▶ [Recorded information]:

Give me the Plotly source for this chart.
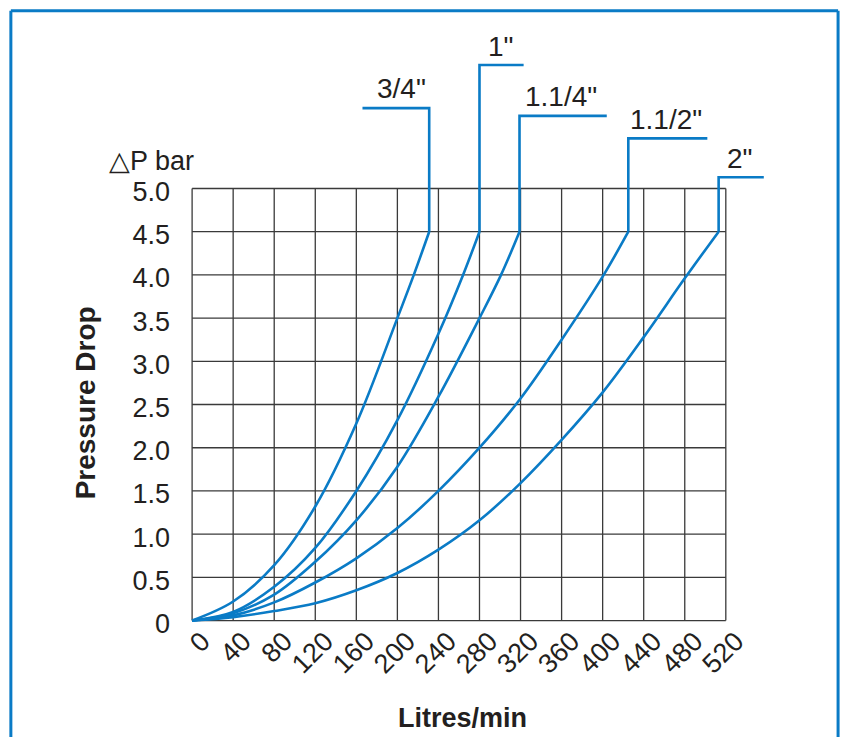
==
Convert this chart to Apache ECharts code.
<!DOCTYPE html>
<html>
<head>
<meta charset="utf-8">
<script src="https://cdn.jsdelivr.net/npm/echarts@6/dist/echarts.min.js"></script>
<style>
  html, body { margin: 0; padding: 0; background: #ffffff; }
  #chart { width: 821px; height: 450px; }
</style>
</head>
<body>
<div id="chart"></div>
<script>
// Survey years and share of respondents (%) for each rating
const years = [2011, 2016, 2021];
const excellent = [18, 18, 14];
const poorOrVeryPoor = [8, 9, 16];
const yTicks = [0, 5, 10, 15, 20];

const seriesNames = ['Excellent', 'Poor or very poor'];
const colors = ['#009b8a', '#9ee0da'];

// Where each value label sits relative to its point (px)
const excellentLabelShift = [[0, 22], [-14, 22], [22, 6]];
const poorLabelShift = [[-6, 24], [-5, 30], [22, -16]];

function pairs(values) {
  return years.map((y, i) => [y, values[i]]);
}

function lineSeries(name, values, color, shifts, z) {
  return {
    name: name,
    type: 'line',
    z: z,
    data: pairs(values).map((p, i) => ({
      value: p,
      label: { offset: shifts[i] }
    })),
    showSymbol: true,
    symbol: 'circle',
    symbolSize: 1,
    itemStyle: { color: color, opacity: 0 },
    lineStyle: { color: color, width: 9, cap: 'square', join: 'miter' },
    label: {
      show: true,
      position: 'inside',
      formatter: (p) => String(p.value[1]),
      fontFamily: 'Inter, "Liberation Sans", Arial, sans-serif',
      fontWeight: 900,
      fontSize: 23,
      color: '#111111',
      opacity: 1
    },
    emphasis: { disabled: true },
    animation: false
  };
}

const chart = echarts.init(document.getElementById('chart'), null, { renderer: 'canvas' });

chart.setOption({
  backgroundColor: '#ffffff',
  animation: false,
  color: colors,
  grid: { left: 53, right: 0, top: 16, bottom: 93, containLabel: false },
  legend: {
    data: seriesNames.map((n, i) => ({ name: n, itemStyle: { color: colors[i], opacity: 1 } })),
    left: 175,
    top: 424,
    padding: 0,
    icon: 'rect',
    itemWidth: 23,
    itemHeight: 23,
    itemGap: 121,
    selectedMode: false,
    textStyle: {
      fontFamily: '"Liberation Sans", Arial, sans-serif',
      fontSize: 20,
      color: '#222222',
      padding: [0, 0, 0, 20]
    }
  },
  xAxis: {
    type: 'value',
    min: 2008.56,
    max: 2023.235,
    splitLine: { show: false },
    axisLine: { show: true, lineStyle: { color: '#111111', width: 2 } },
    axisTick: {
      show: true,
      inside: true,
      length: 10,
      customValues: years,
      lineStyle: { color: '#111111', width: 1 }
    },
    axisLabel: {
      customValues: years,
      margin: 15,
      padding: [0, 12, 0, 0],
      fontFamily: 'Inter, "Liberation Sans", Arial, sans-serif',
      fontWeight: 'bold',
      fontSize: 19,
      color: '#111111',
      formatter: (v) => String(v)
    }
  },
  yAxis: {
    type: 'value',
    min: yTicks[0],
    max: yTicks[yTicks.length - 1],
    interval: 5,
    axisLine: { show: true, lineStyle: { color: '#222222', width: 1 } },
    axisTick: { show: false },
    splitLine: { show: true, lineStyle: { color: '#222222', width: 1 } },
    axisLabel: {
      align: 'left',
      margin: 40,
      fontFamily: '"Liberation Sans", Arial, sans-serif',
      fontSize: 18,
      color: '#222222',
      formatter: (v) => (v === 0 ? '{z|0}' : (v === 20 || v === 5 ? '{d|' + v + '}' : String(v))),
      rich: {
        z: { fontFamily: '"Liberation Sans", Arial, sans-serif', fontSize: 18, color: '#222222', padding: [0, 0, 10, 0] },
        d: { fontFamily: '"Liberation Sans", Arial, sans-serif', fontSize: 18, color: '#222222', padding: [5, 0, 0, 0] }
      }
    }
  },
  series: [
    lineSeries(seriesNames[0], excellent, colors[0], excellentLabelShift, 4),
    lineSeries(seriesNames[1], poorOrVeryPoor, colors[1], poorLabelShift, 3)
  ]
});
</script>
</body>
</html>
* * *
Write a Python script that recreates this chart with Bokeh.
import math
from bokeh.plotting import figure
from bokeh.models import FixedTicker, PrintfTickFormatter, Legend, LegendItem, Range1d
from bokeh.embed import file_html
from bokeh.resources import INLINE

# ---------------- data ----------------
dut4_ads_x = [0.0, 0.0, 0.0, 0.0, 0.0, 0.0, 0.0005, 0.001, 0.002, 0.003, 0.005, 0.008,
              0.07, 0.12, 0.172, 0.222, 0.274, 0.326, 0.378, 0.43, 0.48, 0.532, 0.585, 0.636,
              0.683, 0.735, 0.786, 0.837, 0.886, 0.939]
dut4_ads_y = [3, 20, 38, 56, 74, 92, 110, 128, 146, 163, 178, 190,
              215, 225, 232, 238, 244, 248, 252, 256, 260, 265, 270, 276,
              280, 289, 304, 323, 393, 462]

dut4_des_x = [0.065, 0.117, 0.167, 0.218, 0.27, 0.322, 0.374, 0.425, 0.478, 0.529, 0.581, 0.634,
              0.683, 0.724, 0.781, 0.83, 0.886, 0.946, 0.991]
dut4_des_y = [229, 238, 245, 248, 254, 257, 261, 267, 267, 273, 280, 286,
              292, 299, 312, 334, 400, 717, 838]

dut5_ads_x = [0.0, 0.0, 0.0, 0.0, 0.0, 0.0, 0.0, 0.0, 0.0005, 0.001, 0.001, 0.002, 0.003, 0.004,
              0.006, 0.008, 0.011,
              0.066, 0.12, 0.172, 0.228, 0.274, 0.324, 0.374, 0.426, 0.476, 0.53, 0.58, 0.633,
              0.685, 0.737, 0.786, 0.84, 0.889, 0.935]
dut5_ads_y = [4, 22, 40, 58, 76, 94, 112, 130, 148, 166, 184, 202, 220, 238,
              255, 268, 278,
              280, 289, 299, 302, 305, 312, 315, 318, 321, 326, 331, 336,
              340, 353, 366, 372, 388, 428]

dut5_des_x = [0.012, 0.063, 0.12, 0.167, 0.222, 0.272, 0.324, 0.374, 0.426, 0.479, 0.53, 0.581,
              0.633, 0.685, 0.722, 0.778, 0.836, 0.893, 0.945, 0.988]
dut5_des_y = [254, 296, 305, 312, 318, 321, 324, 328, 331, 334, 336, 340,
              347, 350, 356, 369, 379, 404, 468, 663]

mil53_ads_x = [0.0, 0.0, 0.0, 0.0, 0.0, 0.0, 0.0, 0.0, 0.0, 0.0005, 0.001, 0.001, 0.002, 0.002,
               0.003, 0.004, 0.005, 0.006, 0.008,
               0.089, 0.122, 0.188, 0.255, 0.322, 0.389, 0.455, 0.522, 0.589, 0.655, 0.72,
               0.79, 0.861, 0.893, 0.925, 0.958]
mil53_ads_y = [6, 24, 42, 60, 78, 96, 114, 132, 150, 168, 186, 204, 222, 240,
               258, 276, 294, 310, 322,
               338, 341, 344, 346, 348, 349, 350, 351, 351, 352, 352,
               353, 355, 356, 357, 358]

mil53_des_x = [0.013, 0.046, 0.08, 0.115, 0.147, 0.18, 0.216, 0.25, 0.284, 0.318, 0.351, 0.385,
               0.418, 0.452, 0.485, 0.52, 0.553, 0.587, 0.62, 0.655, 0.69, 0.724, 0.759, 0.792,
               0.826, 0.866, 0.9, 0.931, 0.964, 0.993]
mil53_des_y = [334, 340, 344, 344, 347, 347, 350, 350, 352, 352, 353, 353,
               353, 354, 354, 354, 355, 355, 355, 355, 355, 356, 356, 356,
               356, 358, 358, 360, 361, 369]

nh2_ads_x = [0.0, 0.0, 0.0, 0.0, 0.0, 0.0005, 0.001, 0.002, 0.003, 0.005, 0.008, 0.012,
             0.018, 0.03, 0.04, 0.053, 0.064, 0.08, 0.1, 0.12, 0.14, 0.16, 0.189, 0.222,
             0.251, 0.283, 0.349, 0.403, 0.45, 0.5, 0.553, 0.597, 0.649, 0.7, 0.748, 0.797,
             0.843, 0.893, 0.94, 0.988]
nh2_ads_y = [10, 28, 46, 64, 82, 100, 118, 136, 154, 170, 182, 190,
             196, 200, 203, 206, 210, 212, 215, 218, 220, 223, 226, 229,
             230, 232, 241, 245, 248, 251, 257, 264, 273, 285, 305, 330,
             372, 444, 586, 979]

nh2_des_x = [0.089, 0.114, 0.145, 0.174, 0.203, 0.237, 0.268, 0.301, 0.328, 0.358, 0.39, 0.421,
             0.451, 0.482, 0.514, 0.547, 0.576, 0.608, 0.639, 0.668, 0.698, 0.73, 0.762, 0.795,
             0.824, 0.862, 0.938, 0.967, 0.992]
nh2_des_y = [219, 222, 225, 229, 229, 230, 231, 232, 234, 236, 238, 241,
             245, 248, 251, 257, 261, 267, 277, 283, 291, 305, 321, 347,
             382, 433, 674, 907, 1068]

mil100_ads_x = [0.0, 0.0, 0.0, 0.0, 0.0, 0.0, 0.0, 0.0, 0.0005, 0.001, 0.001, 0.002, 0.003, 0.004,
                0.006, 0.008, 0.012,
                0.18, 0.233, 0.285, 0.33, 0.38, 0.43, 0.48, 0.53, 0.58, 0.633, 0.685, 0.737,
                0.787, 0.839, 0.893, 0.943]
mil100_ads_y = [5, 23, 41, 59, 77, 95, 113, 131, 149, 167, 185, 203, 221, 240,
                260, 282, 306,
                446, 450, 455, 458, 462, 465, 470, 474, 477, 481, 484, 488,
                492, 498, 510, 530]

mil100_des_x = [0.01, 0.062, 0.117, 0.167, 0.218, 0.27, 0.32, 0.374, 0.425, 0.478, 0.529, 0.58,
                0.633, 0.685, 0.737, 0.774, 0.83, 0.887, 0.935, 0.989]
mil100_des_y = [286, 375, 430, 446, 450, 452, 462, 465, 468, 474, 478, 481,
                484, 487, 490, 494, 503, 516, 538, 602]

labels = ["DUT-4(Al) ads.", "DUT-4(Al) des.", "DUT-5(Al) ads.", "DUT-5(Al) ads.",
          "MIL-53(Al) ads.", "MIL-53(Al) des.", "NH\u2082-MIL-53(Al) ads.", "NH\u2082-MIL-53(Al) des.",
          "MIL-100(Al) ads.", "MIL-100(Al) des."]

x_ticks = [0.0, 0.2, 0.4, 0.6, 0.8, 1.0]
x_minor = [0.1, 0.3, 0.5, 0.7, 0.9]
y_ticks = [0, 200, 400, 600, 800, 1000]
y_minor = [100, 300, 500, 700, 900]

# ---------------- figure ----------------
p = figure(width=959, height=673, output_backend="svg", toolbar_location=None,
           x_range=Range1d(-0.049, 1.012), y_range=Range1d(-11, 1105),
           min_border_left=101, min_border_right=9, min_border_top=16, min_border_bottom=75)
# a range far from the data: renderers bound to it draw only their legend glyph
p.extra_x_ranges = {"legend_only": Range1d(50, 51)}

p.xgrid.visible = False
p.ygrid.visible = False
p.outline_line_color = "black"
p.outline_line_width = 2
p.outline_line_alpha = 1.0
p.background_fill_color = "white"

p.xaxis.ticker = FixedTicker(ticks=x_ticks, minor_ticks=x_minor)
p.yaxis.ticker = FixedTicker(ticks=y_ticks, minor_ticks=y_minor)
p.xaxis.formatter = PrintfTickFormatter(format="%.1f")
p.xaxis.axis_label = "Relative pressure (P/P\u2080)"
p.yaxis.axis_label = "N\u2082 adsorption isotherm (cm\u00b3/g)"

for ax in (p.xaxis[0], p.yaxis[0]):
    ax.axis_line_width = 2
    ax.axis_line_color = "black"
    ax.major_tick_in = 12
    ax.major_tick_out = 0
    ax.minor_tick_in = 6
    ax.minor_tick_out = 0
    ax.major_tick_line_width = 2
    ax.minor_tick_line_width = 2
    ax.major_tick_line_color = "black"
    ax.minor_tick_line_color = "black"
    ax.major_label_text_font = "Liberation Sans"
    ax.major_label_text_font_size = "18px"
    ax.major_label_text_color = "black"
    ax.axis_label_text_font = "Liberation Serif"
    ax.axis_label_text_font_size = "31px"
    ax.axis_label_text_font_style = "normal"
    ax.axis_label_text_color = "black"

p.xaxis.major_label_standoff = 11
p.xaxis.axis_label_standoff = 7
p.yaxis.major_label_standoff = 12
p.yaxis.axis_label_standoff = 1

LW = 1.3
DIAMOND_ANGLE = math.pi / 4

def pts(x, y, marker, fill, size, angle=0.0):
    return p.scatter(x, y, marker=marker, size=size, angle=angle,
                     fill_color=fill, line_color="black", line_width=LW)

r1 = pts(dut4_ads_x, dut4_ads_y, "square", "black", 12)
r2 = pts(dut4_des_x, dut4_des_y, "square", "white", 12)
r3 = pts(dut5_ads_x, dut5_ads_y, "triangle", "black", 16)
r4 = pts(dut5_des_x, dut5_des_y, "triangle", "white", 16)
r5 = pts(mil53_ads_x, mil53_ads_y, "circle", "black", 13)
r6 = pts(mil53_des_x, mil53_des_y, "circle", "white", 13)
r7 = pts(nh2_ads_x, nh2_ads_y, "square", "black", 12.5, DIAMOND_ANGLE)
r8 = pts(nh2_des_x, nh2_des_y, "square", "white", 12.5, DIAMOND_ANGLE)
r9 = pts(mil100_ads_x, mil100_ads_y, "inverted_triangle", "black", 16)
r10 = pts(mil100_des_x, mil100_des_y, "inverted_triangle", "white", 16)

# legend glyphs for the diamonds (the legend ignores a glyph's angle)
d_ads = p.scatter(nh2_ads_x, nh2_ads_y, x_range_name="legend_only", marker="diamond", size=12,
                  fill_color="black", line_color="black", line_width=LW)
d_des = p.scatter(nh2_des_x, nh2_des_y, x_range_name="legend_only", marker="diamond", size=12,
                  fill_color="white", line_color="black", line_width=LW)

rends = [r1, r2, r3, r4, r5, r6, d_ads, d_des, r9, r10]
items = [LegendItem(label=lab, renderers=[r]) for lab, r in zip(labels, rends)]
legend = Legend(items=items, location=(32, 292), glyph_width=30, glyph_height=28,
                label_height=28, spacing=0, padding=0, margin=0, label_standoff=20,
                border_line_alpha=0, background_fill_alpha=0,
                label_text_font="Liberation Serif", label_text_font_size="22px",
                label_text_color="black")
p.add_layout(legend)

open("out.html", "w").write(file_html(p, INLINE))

▶ [Problem]: Repeat the entries above verbatim, but only from the line that has "Write a Python" down to the line that has "from bokeh.resources import INLINE", inclusive.

▶ [Output for this task]:
Write a Python script that recreates this chart with Bokeh.
import math
from bokeh.plotting import figure
from bokeh.models import FixedTicker, PrintfTickFormatter, Legend, LegendItem, Range1d
from bokeh.embed import file_html
from bokeh.resources import INLINE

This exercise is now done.